In fuga? Eccome. Ma in fuga da cosa? Ecco, non lo so. So che sto correndo in salita, ogni tanto mi fermo che il cuore fa la sinfonia. Mi abbasso a cercare il fiato e intanto guardo indietro, c’è il vuoto, troppo vuoto, si vede che il pericolo sta davanti, è lì che mi aspetta bello pacifico. Faccio tutto io, faccio. Brutta storia. Ecco, se ci penso non so bene come è andata. A un certo punto ho capito che dovevo saltar fuori di casa. Sì, saltare. Non ho neanche chiuso la porta, per dire. O almeno non mi ricordo. Era per quel rumore, mi dico mentre torno a correre. Mi dava il tormento. Come sbuffare nell’imbuto se tieni il dito sotto: il fiato ti torna indietro con quell’aria che sembra delusa di rimestare nel poco. Ti senti come se l’imbuto ti cattura. Io con l’imbuto non voglio averci a che fare. Hai voglia a dire che l’imbuto non fa niente. Balle! Tu sei lì combinato come si deve e quello ti fa stare dentro, decide lui. Ti travasa, ecco cosa. E tu mica sai dove ti infila, lo scopri solo quando ci sei finito dentro. Non fidarti dell’imbuto, lo diceva sempre mio nonno: il mestolo ha più rispetto, divide un po’ per uno, è più onesto, lo vedi arrivare, così decidi tu se è il caso. No, quando tocca all’imbuto capace che è già tardi. Anzi, sicuro che è tardi. Perché se c’è un imbuto vuol dire che te sei un liquido, punto. Allora ci pensano loro al recipiente che gli va bene. Che poi, se avanza qualcosa del tuo liquido, cosa fanno del resto, secondo voi? Ecco, a me basta la domanda per darmela a gambe. Infatti. Strano che non vedo nessuno, nessuno che scappa, voglio dire. La maestra me lo diceva sempre: tu ci arrivi prima degli altri, Sergio, ma poi ti blocchi. Ho provato a spiegarglielo: fino alla acca tutto bene signora maestra, che poi è muta quindi cosa ci vuole. Ma è quella i di imbuto che mi fa paura, figurarsi se ce la faccio a guardare la elle che viene dopo. La elle di luna, sì. E lei sorrideva con gli occhi, tipo i bambini quando dormono. Proprio come me adesso.
2 Commenti
“Quando tocca all’imbuto capace che è già tardi”.

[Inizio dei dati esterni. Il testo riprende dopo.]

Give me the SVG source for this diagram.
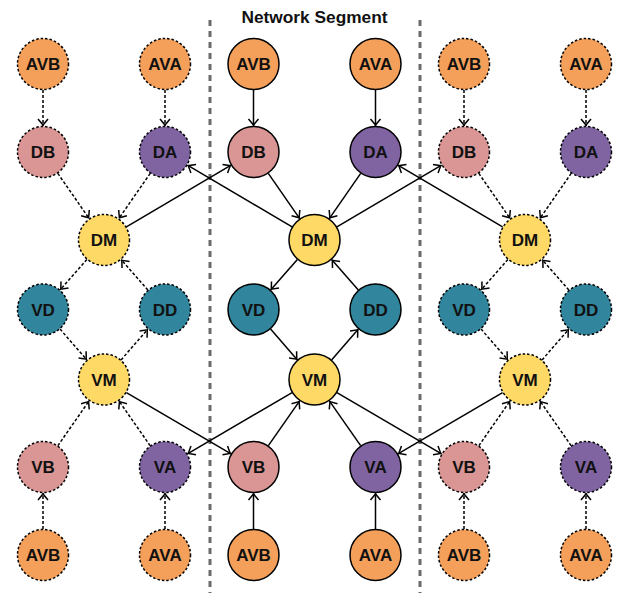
<svg xmlns="http://www.w3.org/2000/svg" width="621" height="593" viewBox="0 0 621 593">
<style>
  .n circle{stroke:#000;stroke-width:1.5}
  .dn circle{stroke-dasharray:2.5 2}
  .n text{font-family:"Liberation Sans",Arial,sans-serif;font-weight:bold;font-size:17px;text-anchor:middle;fill:#111}
  .avb circle,.ava circle{fill:#F5A05A}
  .b circle{fill:#D99694}
  .a circle{fill:#8064A2}
  .m circle{fill:#FFD966}
  .d circle{fill:#31859C}
  .e line{stroke:#000;stroke-width:1.5;fill:none;marker-end:url(#arr)}
  .dash line{stroke-dasharray:3 2}
  .div{stroke:#6b6b6b;stroke-width:3;stroke-dasharray:6 5}
  .title{font-family:"Liberation Sans",Arial,sans-serif;font-weight:bold;font-size:16.5px;text-anchor:middle;fill:#111}
</style>
<defs>
  <marker id="arr" viewBox="-9 -7 10 14" refX="0" refY="0" markerWidth="10" markerHeight="14" markerUnits="userSpaceOnUse" orient="auto">
    <path d="M-7,-5 L-1,0 L-7,5" fill="none" stroke="#000" stroke-width="1.5"/>
  </marker>
</defs>
<g id="dividers">
  <line class="div" x1="210" y1="20" x2="210" y2="593"/>
  <line class="div" x1="420" y1="20" x2="420" y2="593"/>
</g>
<text class="title" x="314.5" y="22.5" textLength="146" lengthAdjust="spacingAndGlyphs">Network Segment</text>
<g id="connectors">
  <g class="e dash" id="edges-left">
    <line x1="43" y1="90" x2="43" y2="126"/>
    <line x1="165" y1="90" x2="165" y2="126"/>
    <line x1="57.8" y1="173.4" x2="89.2" y2="218.6"/>
    <line x1="150.2" y1="173.4" x2="118.8" y2="218.6"/>
    <line x1="86.85" y1="259.5" x2="60.15" y2="289.96"/>
    <line x1="147.85" y1="289.96" x2="121.15" y2="259.54"/>
    <line x1="60.08" y1="329.1" x2="86.92" y2="359.9"/>
    <line x1="121.08" y1="359.9" x2="147.92" y2="329.1"/>
    <line x1="57.87" y1="445.67" x2="89.13" y2="400.83"/>
    <line x1="150.13" y1="445.67" x2="118.87" y2="400.83"/>
    <line x1="43" y1="529" x2="43" y2="493"/>
    <line x1="165" y1="529" x2="165" y2="493"/>
  </g>
  <g class="e" id="edges-middle" transform="translate(210.5,0)">
    <line x1="43" y1="90" x2="43" y2="126"/>
    <line x1="165" y1="90" x2="165" y2="126"/>
    <line x1="57.8" y1="173.4" x2="89.2" y2="218.6"/>
    <line x1="150.2" y1="173.4" x2="118.8" y2="218.6"/>
    <line x1="86.85" y1="259.5" x2="60.15" y2="289.96"/>
    <line x1="147.85" y1="289.96" x2="121.15" y2="259.54"/>
    <line x1="60.08" y1="329.1" x2="86.92" y2="359.9"/>
    <line x1="121.08" y1="359.9" x2="147.92" y2="329.1"/>
    <line x1="57.87" y1="445.67" x2="89.13" y2="400.83"/>
    <line x1="150.13" y1="445.67" x2="118.87" y2="400.83"/>
    <line x1="43" y1="529" x2="43" y2="493"/>
    <line x1="165" y1="529" x2="165" y2="493"/>
  </g>
  <g class="e dash" id="edges-right" transform="translate(421,0)">
    <line x1="43" y1="90" x2="43" y2="126"/>
    <line x1="165" y1="90" x2="165" y2="126"/>
    <line x1="57.8" y1="173.4" x2="89.2" y2="218.6"/>
    <line x1="150.2" y1="173.4" x2="118.8" y2="218.6"/>
    <line x1="86.85" y1="259.5" x2="60.15" y2="289.96"/>
    <line x1="147.85" y1="289.96" x2="121.15" y2="259.54"/>
    <line x1="60.08" y1="329.1" x2="86.92" y2="359.9"/>
    <line x1="121.08" y1="359.9" x2="147.92" y2="329.1"/>
    <line x1="57.87" y1="445.67" x2="89.13" y2="400.83"/>
    <line x1="150.13" y1="445.67" x2="118.87" y2="400.83"/>
    <line x1="43" y1="529" x2="43" y2="493"/>
    <line x1="165" y1="529" x2="165" y2="493"/>
  </g>
  <g class="e" id="edges-cross">
    <line x1="126.41" y1="226.81" x2="231.09" y2="165.19"/>
    <line x1="292.09" y1="226.81" x2="187.41" y2="165.19"/>
    <line x1="336.91" y1="226.81" x2="441.59" y2="165.19"/>
    <line x1="502.59" y1="226.81" x2="397.91" y2="165.19"/>
    <line x1="126.44" y1="392.63" x2="231.06" y2="453.87"/>
    <line x1="292.06" y1="392.63" x2="187.44" y2="453.87"/>
    <line x1="336.94" y1="392.63" x2="441.56" y2="453.87"/>
    <line x1="502.56" y1="392.63" x2="397.94" y2="453.87"/>
  </g>
</g>
<g id="nodes">
  <!-- left segment -->
  <g id="L-AVB-top" class="n dn avb"><circle cx="43" cy="64" r="25.5"/><text x="43" y="70">AVB</text></g>
  <g id="L-AVA-top" class="n dn ava"><circle cx="165" cy="64" r="25.5"/><text x="165" y="70">AVA</text></g>
  <g id="L-DB" class="n dn b"><circle cx="43" cy="152" r="25.5"/><text x="43" y="158">DB</text></g>
  <g id="L-DA" class="n dn a"><circle cx="165" cy="152" r="25.5"/><text x="165" y="158">DA</text></g>
  <g id="L-DM" class="n dn m"><circle cx="104" cy="240" r="25.5"/><text x="104" y="246">DM</text></g>
  <g id="L-VD" class="n dn d"><circle cx="43" cy="309.5" r="25.5"/><text x="43" y="315.5">VD</text></g>
  <g id="L-DD" class="n dn d"><circle cx="165" cy="309.5" r="25.5"/><text x="165" y="315.5">DD</text></g>
  <g id="L-VM" class="n dn m"><circle cx="104" cy="379.5" r="25.5"/><text x="104" y="385.5">VM</text></g>
  <g id="L-VB" class="n dn b"><circle cx="43" cy="467" r="25.5"/><text x="43" y="473">VB</text></g>
  <g id="L-VA" class="n dn a"><circle cx="165" cy="467" r="25.5"/><text x="165" y="473">VA</text></g>
  <g id="L-AVB-bot" class="n dn avb"><circle cx="43" cy="555" r="25.5"/><text x="43" y="561">AVB</text></g>
  <g id="L-AVA-bot" class="n dn ava"><circle cx="165" cy="555" r="25.5"/><text x="165" y="561">AVA</text></g>
  <!-- middle segment -->
  <g id="M-AVB-top" class="n avb"><circle cx="253.5" cy="64" r="25.5"/><text x="253.5" y="70">AVB</text></g>
  <g id="M-AVA-top" class="n ava"><circle cx="375.5" cy="64" r="25.5"/><text x="375.5" y="70">AVA</text></g>
  <g id="M-DB" class="n b"><circle cx="253.5" cy="152" r="25.5"/><text x="253.5" y="158">DB</text></g>
  <g id="M-DA" class="n a"><circle cx="375.5" cy="152" r="25.5"/><text x="375.5" y="158">DA</text></g>
  <g id="M-DM" class="n m"><circle cx="314.5" cy="240" r="25.5"/><text x="314.5" y="246">DM</text></g>
  <g id="M-VD" class="n d"><circle cx="253.5" cy="309.5" r="25.5"/><text x="253.5" y="315.5">VD</text></g>
  <g id="M-DD" class="n d"><circle cx="375.5" cy="309.5" r="25.5"/><text x="375.5" y="315.5">DD</text></g>
  <g id="M-VM" class="n m"><circle cx="314.5" cy="379.5" r="25.5"/><text x="314.5" y="385.5">VM</text></g>
  <g id="M-VB" class="n b"><circle cx="253.5" cy="467" r="25.5"/><text x="253.5" y="473">VB</text></g>
  <g id="M-VA" class="n a"><circle cx="375.5" cy="467" r="25.5"/><text x="375.5" y="473">VA</text></g>
  <g id="M-AVB-bot" class="n avb"><circle cx="253.5" cy="555" r="25.5"/><text x="253.5" y="561">AVB</text></g>
  <g id="M-AVA-bot" class="n ava"><circle cx="375.5" cy="555" r="25.5"/><text x="375.5" y="561">AVA</text></g>
  <!-- right segment -->
  <g id="R-AVB-top" class="n dn avb"><circle cx="464" cy="64" r="25.5"/><text x="464" y="70">AVB</text></g>
  <g id="R-AVA-top" class="n dn ava"><circle cx="586" cy="64" r="25.5"/><text x="586" y="70">AVA</text></g>
  <g id="R-DB" class="n dn b"><circle cx="464" cy="152" r="25.5"/><text x="464" y="158">DB</text></g>
  <g id="R-DA" class="n dn a"><circle cx="586" cy="152" r="25.5"/><text x="586" y="158">DA</text></g>
  <g id="R-DM" class="n dn m"><circle cx="525" cy="240" r="25.5"/><text x="525" y="246">DM</text></g>
  <g id="R-VD" class="n dn d"><circle cx="464" cy="309.5" r="25.5"/><text x="464" y="315.5">VD</text></g>
  <g id="R-DD" class="n dn d"><circle cx="586" cy="309.5" r="25.5"/><text x="586" y="315.5">DD</text></g>
  <g id="R-VM" class="n dn m"><circle cx="525" cy="379.5" r="25.5"/><text x="525" y="385.5">VM</text></g>
  <g id="R-VB" class="n dn b"><circle cx="464" cy="467" r="25.5"/><text x="464" y="473">VB</text></g>
  <g id="R-VA" class="n dn a"><circle cx="586" cy="467" r="25.5"/><text x="586" y="473">VA</text></g>
  <g id="R-AVB-bot" class="n dn avb"><circle cx="464" cy="555" r="25.5"/><text x="464" y="561">AVB</text></g>
  <g id="R-AVA-bot" class="n dn ava"><circle cx="586" cy="555" r="25.5"/><text x="586" y="561">AVA</text></g>
</g>
</svg>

Niente di più vero. Ho scritto una canzone nel 2018 (poco capita o ovviamente vilipesa, in favore di “quelle belle” di 15 anni prima), intitolata “Ol pedriöl”, che raccontava di come “ciò che deve accadere, accadrà” (“Eri con me”, Franco Battiato).
Alla fine, ci piaccia o no, finiamo con il fare (e con l’essere) ciò che facevano (ed erano) i nostri genitori e i nostri nonni. Compreso, ovviamente, il lasciare questo mondo.
Hai ragione eccome, carissimo Tiziano. Sia per quel che riguarda gli avi, dai quali è parecchio difficile smarcarsi, e si finisce a pestar le stesse orme senza neanche accorgersi del danno; sia nel rivendicare il valore di quei tuoi testi che il tuo popolo si ostina a snobbare, ovvero fa spallucce, con tutto il carico di nostalgia per il Bepi col parruccone. Ma tanto so che te hai la testa dura, e parecchio dotata di cervello: per cui mica cambierai percorso per così poco. Avanti tutta, Tiziano, il meglio deve ancora venire.